3839. And he said unto Laban, What is this that thou hast done unto me? That this signifies indignation, is evident from the affection in these words, and in those which follow. It is evident that it is an affection of indignation which according to the historical series falls into these words. There are two things which constitute the internal sense of the Word, namely, affections and actual things; the affections that lie hidden in the expressions of the Word are not manifest to man, but are stored up in its inmost recesses; nor can they be made manifest to him, because during his life in the body he is in worldly and corporeal affections, which have nothing in common with the affections in the internal sense of the Word; these latter being affections of spiritual and celestial love, which man is the less capable of perceiving because there are few who are in them, and these few are mostly simple persons, who are not able to reflect upon their affections, while all the rest do not even know what genuine affection is. These spiritual and celestial affections are contained in charity toward the neighbor, and in love to God. Those who are not in them believe that they are not anything, when yet they fill the whole heaven, and this with unspeakable variety. Such affections together with their varieties are what are stored up in the internal sense of the Word, and are there, not only in each series, but also in each expression, nay, in each syllable, and they shine forth before the angels when the Word is being read by those who are in simple good and who are at the same time in innocence; and this, as before said, with unlimited variety.

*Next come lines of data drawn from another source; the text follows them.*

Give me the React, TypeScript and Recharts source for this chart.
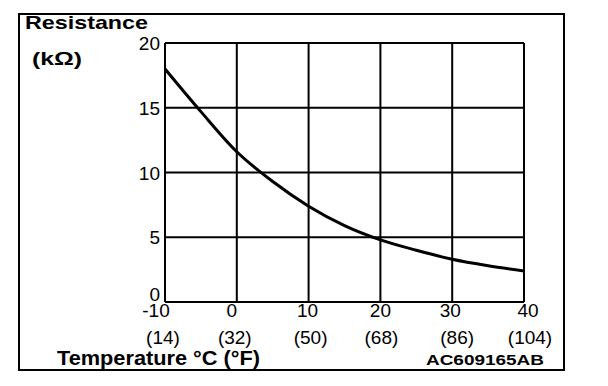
import React from 'react'
import {
  CartesianGrid,
  Customized,
  Line,
  LineChart,
  XAxis,
  YAxis,
} from 'recharts'

const temperatures = [-10, -5, 0, 5, 10, 15, 20, 25, 30, 35, 40]
const resistance = [18.0, 14.7, 11.6, 9.3, 7.4, 5.9, 4.8, 4.0, 3.3, 2.8, 2.4]
const celsiusTicks = [-10, 0, 10, 20, 30, 40]
const fahrenheitLabels = ['(14)', '(32)', '(50)', '(68)', '(86)', '(104)']
const resistanceTicks = [0, 5, 10, 15, 20]

// small hand nudges so the labels sit where the original drawing put them
const celsiusNudge = [-9, -5, -1, 0, -2, 4]
const fahrenheitNudge = [-2, -2, 2, 1, 5, 6]

const data = temperatures.map((t, i) => ({ t, r: resistance[i] }))

const FONT = '"Liberation Sans", Arial, Helvetica, sans-serif'

const XTick = props => {
  const { x, y, payload } = props
  const idx = celsiusTicks.indexOf(payload.value)
  return (
    <g>
      <text
        x={x + (celsiusNudge[idx] || 0)}
        y={y + 15}
        textAnchor="middle"
        fontSize={19}
        fontFamily={FONT}
        fill="#000"
      >
        {payload.value}
      </text>
      <text
        x={x + (fahrenheitNudge[idx] || 0)}
        y={y + 42}
        textAnchor="middle"
        fontSize={19}
        fontFamily={FONT}
        fill="#000"
      >
        {fahrenheitLabels[idx]}
      </text>
    </g>
  )
}

const YTick = props => {
  const { x, y, payload } = props
  // the zero label sits above the corner so it clears "-10"
  const dy = payload.value === 0 ? -8 : 0
  return (
    <text x={x} y={y + dy + 7} textAnchor="end" fontSize={19} fontFamily={FONT} fill="#000">
      {payload.value}
    </text>
  )
}

const Decorations = () => (
  <g fontFamily={FONT} fill="#000">
    <rect x={19} y={14} width={545} height={356} fill="none" stroke="#000" strokeWidth={2} />
    <text x={25} y={29} fontSize={19} fontWeight="bold" textLength={123} lengthAdjust="spacingAndGlyphs">
      Resistance
    </text>
    <text x={32} y={65} fontSize={19} fontWeight="bold" textLength={50} lengthAdjust="spacingAndGlyphs">
      (kΩ)
    </text>
    <text x={57} y={365} fontSize={20} fontWeight="bold" textLength={203} lengthAdjust="spacingAndGlyphs">
      Temperature °C (°F)
    </text>
    <text x={426} y={365} fontSize={14} fontWeight="bold" textLength={118} lengthAdjust="spacingAndGlyphs">
      AC609165AB
    </text>
  </g>
)

export default function App() {
  return (
    <div style={{ position: 'absolute', left: 0, top: 0, background: '#fff' }}>
      <LineChart
        width={608}
        height={386}
        data={data}
        margin={{ top: 43, right: 84, left: 0, bottom: 0 }}
      >
        <Customized component={Decorations} />
        <CartesianGrid stroke="#000" strokeWidth={2} />
        <XAxis
          dataKey="t"
          type="number"
          domain={[-10, 40]}
          ticks={celsiusTicks}
          height={84}
          tickSize={0}
          tickMargin={0}
          axisLine={{ stroke: '#000', strokeWidth: 2 }}
          tickLine={false}
          tick={<XTick />}
        />
        <YAxis
          type="number"
          domain={[0, 20]}
          ticks={resistanceTicks}
          width={165}
          tickSize={0}
          tickMargin={5}
          axisLine={{ stroke: '#000', strokeWidth: 2 }}
          tickLine={false}
          tick={<YTick />}
        />
        <Line
          dataKey="r"
          type="monotone"
          stroke="#000"
          strokeWidth={3}
          dot={false}
          isAnimationActive={false}
        />
      </LineChart>
    </div>
  )
}
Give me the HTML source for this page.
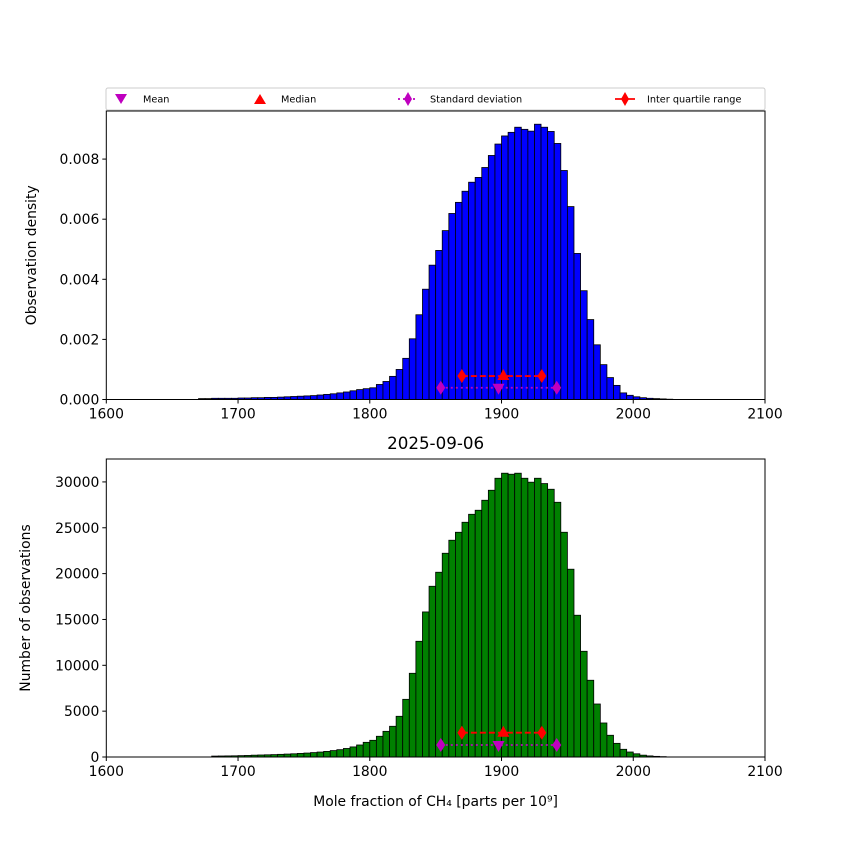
<!DOCTYPE html>
<html><head><meta charset="utf-8"><style>
body{margin:0;background:#fff}
svg{font-family:"DejaVu Sans","Liberation Sans",sans-serif;display:block}
</style></head><body>
<svg id="fig" width="850" height="850" xmlns="http://www.w3.org/2000/svg"></svg>
<script>
const binStarts = [1670,1675,1680,1685,1690,1695,1700,1705,1710,1715,1720,1725,1730,1735,1740,1745,1750,1755,1760,1765,1770,1775,1780,1785,1790,1795,1800,1805,1810,1815,1820,1825,1830,1835,1840,1845,1850,1855,1860,1865,1870,1875,1880,1885,1890,1895,1900,1905,1910,1915,1920,1925,1930,1935,1940,1945,1950,1955,1960,1965,1970,1975,1980,1985,1990,1995,2000,2005,2010,2015,2020,2025];
const densityValues = [0.00003,0.00003,0.00004,0.00004,0.00004,0.00004,0.00005,0.00005,0.00006,0.00006,0.00007,0.00007,0.00008,0.00009,0.0001,0.00011,0.00012,0.00013,0.00015,0.00017,0.00019,0.00022,0.00025,0.00029,0.00033,0.00036,0.00039,0.0005,0.0006,0.00077,0.001,0.00137,0.00202,0.00282,0.00367,0.00447,0.00496,0.00562,0.00619,0.00656,0.00693,0.00723,0.00739,0.00772,0.00812,0.0085,0.00877,0.00889,0.00906,0.00899,0.00893,0.00916,0.00906,0.00892,0.00852,0.00762,0.00642,0.00486,0.00362,0.00266,0.00182,0.00116,0.00073,0.00047,0.00022,0.00014,0.00009,0.00006,0.00004,0.00003,0.00002,0.00001];
const countValues = [0,0,100,110,120,130,150,170,200,220,240,260,290,320,350,390,430,480,540,610,700,800,930,1100,1310,1600,1820,2260,2800,3350,4440,6290,9130,12620,15820,18620,20150,22220,23640,24510,25600,26470,26910,28000,29090,30400,30950,30840,30950,30400,29970,30400,29820,29200,27780,24510,20480,15460,11530,8370,5780,3710,2370,1490,840,545,350,200,120,70,40,0];
const binWidth = 5;
const statsX = {mean:1897.7, median:1901.4, q1:1869.9, q3:1930.6, sdLo:1853.9, sdHi:1941.9};
const topMarkerY = {iqr:0.00078, sd:0.00039};
const botMarkerY = {iqr:2650, sd:1310};
const xTicks = [1600,1700,1800,1900,2000,2100];
const topYTicks = [0,0.002,0.004,0.006,0.008];
const topYLabels = ["0.000","0.002","0.004","0.006","0.008"];
const botYTicks = [0,5000,10000,15000,20000,25000,30000];

const NS="http://www.w3.org/2000/svg";
const svg=document.getElementById('fig');
function mk(tag,attrs,parent){const e=document.createElementNS(NS,tag);for(const k in attrs)e.setAttribute(k,attrs[k]);(parent||svg).appendChild(e);return e;}
const L=106.3,R=765;
const xs=v=>L+(v-1600)/(2100-1600)*(R-L);

function panel(top,bottom,ymax,vals,color,yTicks,yLabels,ylabel,mk2,name){
  const ys=v=>bottom-v/ymax*(bottom-top);
  const g=mk('g',{});
  
  
  for(let i=0;i<binStarts.length;i++){
    if(vals[i]<=0)continue;
    const x0=xs(binStarts[i]),x1=xs(binStarts[i]+binWidth),y=ys(vals[i]);
    const r=mk('rect',{x:x0,y:y,width:x1-x0,height:bottom-y,fill:color,stroke:'#000','stroke-width':0.8},g);
    
    
  }
  const yi=ys(mk2.iqr), ysd=ys(mk2.sd);
  let l=mk('line',{x1:xs(statsX.q1),x2:xs(statsX.q3),y1:yi,y2:yi,stroke:'red','stroke-width':1.8,'stroke-dasharray':'6,3'},g);
  
  
  l=mk('line',{x1:xs(statsX.sdLo),x2:xs(statsX.sdHi),y1:ysd,y2:ysd,stroke:'#bf00bf','stroke-width':1.8,'stroke-dasharray':'2,3'},g);
  
  
  const dia=(x,y,c,n)=>{const p=mk('path',{d:`M${x},${y-7}L${x+4.5},${y}L${x},${y+7}L${x-4.5},${y}Z`,fill:c},g);
    
    };
  dia(xs(statsX.q1),yi,'red','iqr-marker');dia(xs(statsX.q3),yi,'red','iqr-marker');
  dia(xs(statsX.sdLo),ysd,'#bf00bf','std-marker');dia(xs(statsX.sdHi),ysd,'#bf00bf','std-marker');
  let m=mk('path',{d:`M${xs(statsX.median)},${yi-7}L${xs(statsX.median)+6},${yi+4}L${xs(statsX.median)-6},${yi+4}Z`,fill:'red'},g);
  
  
  m=mk('path',{d:`M${xs(statsX.mean)-6},${ysd-4}L${xs(statsX.mean)+6},${ysd-4}L${xs(statsX.mean)},${ysd+7}Z`,fill:'#bf00bf'},g);
  
  
  mk('rect',{x:L,y:top,width:R-L,height:bottom-top,fill:'none',stroke:'#000','stroke-width':1},g);
  xTicks.forEach(t=>{const x=xs(t);mk('line',{x1:x,x2:x,y1:bottom,y2:bottom+4,stroke:'#000'},g);
    const tx=mk('text',{x:x,y:bottom+19,'text-anchor':'middle','font-size':13.9},g);tx.textContent=t;
    
    });
  yTicks.forEach((t,i)=>{const y=ys(t);mk('line',{x1:L-4,x2:L,y1:y,y2:y,stroke:'#000'},g);
    const tx=mk('text',{x:L-7,y:y+5,'text-anchor':'end','font-size':13.9},g);tx.textContent=yLabels[i];
    
    });
  const yl=mk('text',{x:0,y:0,'text-anchor':'middle','font-size':13.9,transform:`translate(${name==='top-panel'?36:30},${(top+bottom)/2}) rotate(-90)`},g);
  yl.textContent=ylabel;
  
  
}
panel(111,399.5,0.0096,densityValues,'#0000ff',topYTicks,topYLabels,'Observation density',topMarkerY,'top-panel');
panel(459,757,32500,countValues,'#008000',botYTicks,botYTicks.map(String),'Number of observations',botMarkerY,'bottom-panel');

let t=mk('text',{x:435.6,y:449,'text-anchor':'middle','font-size':16.7});t.textContent='2025-09-06';


t=mk('text',{x:435.6,y:806,'text-anchor':'middle','font-size':13.9});t.textContent='Mole fraction of CH₄ [parts per 10⁹]';



const lg=mk('g',{});


mk('rect',{x:106,y:88,width:659,height:22,rx:2,fill:'#fff',stroke:'#ccc'},lg);
const ly=99;
mk('path',{d:`M${115},${ly-5}L${127},${ly-5}L${121},${ly+5}Z`,fill:'#bf00bf'},lg);
mk('path',{d:`M${260},${ly-5}L${266},${ly+5}L${254},${ly+5}Z`,fill:'red'},lg);
mk('line',{x1:398,x2:418,y1:ly,y2:ly,stroke:'#bf00bf','stroke-width':1.8,'stroke-dasharray':'2,3'},lg);
mk('path',{d:`M408,${ly-7}L412,${ly}L408,${ly+7}L404,${ly}Z`,fill:'#bf00bf'},lg);
mk('line',{x1:615,x2:635,y1:ly,y2:ly,stroke:'red','stroke-width':1.8},lg);
mk('path',{d:`M625,${ly-7}L629,${ly}L625,${ly+7}L621,${ly}Z`,fill:'red'},lg);
[['Mean',143],['Median',281],['Standard deviation',430],['Inter quartile range',647]].forEach(([s,x])=>{
  const e=mk('text',{x:x,y:ly+3.5,'font-size':9.7},lg);e.textContent=s;
  
  
});
</script>
</body></html>
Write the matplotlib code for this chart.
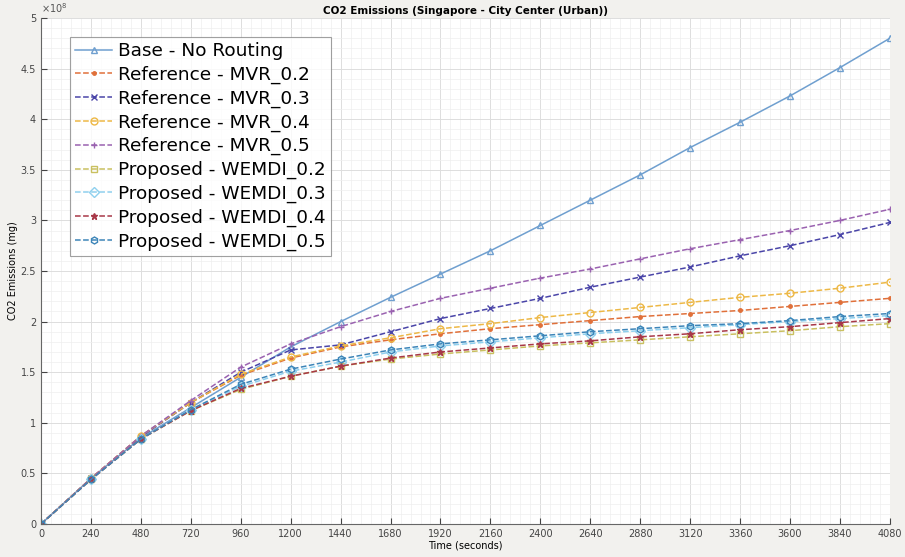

 There are principally two kinds of affections which shine forth from the Word before the angels, namely, affections of truth and affections of good-affections of truth before the spiritual angels, and affections of good before the celestial angels. Affections of good, which are of love to the Lord, are altogether unutterable to man, and are therefore incomprehensible; but affections of truth, which are of mutual love, may in some measure be comprehended as to what is most general, yet only by those who are in genuine mutual love, and this not from any internal perception, but from such as is obscure.
 For example, in regard to the affection of indignation, which is here treated of-whoever does not know what the affection of charity is, in consequence of not being in it, can have no other idea than of such indignation as a man has when anything evil is done to him, which is the indignation of anger. The angels however have no such indignation, but an indignation altogether different, which is not of anger, but of zeal, in which there is nothing of evil, and which is as far removed from hatred or revenge, or from the spirit of returning evil for evil, as heaven is from hell; for it springs from good. But as before said the nature of this indignation cannot be expressed by any words.
 The case is similar in regard to the other affections which are from good and truth, and which are of good and truth, as is also evident from the fact that the angels are solely in ends, and in the uses of ends (n. 1317, 1645, 3645). Ends are nothing else than loves or affections (n. 1317, 1568, 1571, 1909, 3425, 3796); for what a man loves, that he regards as an end. And this being the case, the angels are in the affections of the things that are in the Word; and this with all variety, according to the kinds of affections in which the angels are. From this it is sufficiently evident how holy the Word is; for in the Divine love, that is, in the love which is from the Divine, there is holiness, and therefore in the things contained in the Word.